“This is an era where female performers dominate music as never before,” says the BBC. “I give you Beyoncé, Rihanna, Taylor Swift, Lady Gaga – not to mention poor, sad Britney and the never-ending saga that is Madonna.” They also mention the recent American Idol competition where the finalists were all women.
There has been a trend in recent years more relentless than global warming. Our society is becoming like the bees where the women are the workers and achievers while men are the drones who lie around, get waited on, occasionally provide sex, and die young, lying on their backs, waving their little feet weakly in the air as they get swept out of the hive. You don’t hear much about this because it has slowly become the norm, but those of our generation remember when society was very different.
I first noticed the change years ago on the campus of the University of Penn. Where I once saw Jewish boys with yamakas and tzitzits, now I saw hordes of intense Asian girls in flip-flops and bouncing ponytails hurrying between classes. Can this really be Penn? In my days at Penn State, boys outnumbered girls about 5 to 1, and chemistry majors, about 10 to 1. The only Asians at all were a few men graduate students in science and engineering.

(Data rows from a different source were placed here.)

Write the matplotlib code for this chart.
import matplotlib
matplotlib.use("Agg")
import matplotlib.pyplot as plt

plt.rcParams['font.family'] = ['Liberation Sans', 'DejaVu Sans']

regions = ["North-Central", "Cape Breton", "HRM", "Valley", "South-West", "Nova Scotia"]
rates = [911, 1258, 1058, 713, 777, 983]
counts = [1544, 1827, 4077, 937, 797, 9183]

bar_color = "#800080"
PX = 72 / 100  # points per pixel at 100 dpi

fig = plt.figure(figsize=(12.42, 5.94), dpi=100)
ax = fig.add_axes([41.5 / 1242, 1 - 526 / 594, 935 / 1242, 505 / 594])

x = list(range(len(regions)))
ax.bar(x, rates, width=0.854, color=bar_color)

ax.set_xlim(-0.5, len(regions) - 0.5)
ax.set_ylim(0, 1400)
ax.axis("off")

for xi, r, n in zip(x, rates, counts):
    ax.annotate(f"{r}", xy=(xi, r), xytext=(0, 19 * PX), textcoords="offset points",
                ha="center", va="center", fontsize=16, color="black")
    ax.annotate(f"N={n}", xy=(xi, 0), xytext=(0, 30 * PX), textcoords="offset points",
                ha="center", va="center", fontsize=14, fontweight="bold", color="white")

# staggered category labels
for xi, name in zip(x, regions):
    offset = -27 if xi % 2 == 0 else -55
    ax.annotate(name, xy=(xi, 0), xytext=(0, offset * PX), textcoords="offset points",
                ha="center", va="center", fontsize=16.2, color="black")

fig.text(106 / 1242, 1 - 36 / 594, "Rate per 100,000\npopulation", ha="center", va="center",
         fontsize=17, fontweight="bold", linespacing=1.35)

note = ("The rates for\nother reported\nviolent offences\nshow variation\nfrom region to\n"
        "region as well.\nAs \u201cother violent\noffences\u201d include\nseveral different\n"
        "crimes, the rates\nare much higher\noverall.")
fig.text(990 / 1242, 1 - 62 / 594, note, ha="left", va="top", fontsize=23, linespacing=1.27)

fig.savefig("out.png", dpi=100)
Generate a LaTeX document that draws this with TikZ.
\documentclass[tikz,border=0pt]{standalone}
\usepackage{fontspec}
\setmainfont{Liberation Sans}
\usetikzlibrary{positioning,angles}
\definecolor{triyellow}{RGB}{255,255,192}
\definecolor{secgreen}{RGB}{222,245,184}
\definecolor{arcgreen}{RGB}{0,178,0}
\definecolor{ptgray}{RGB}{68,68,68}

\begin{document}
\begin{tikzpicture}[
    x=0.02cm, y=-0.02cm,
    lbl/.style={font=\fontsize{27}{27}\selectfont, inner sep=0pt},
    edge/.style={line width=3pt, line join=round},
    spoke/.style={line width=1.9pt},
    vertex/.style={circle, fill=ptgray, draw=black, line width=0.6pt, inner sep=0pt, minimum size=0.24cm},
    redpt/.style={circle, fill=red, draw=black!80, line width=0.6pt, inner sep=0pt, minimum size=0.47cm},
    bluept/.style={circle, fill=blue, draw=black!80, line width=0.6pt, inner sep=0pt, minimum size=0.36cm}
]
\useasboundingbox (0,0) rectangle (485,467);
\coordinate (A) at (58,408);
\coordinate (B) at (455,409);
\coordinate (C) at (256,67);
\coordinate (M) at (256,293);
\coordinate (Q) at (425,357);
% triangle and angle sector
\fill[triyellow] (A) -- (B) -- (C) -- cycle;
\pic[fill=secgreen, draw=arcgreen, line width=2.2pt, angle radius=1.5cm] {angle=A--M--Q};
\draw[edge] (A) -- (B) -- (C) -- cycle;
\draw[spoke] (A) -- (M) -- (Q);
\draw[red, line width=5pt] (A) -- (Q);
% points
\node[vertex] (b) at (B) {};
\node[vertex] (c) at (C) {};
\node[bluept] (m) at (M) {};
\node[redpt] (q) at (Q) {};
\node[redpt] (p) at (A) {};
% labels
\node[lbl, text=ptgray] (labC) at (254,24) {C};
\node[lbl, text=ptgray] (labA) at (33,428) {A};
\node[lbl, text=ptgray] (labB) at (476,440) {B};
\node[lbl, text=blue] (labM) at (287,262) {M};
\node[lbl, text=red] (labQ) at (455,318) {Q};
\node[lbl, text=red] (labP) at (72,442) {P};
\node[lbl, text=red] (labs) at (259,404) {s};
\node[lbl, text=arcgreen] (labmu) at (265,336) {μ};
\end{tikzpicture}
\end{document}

At the University of Penn, more women than men have earned Bachelor’s degrees ever since 1982, although the class of 2016 is almost dead even. Despite my observation, the male/female ratio at Penn is more even than at most colleges and universities. As one Penn professor explained it, “If you are desperate for students, you take who you can get. The Ivy Leagues get a ridiculous number of applicants, and, I can assure you, the women in that pool are stronger.” In other words, Penn attracts a surplus of top-notch, qualified students. They can pick the ratio they want.
Another professor said, “If they took students purely based on merit in every field, you would have campuses that look very much more female. My hypothesis is that if the ratio were very skewed, they would have a hard time attracting students.” (The Daily Pennsylvanian)
Women began to outnumber men at universities everywhere (except in Utah) in the 1970s and the ratio grew ever since, approaching 3 women for every 2 men today. Women as the main breadwinners of the family have been similarly growing. They are still in the minority, about 40%, but the trend is clear.
The future is illustrated in a TV commercial for an online computer backup service. As the dressed-up wife is leaving for work, she asks her grubby, unshaven husband what he will be doing during the day. Backing up the computer, he tells her. She gives him (him!) a sigh of sympathy as she heads out the door. Presumably waiting until she is out of sight, he begins a day of varied and expensive entertainment paid by her salary. When she gets home, he is back sitting at their computer telling her he got it all backed up. She is impressed, thinking he had worked on it all day. The message is that the backup service is so easy you do not even need to be home.
The secondary message is that modern husbands are parasitic, duplicitous sneaks. Or maybe that is the main message.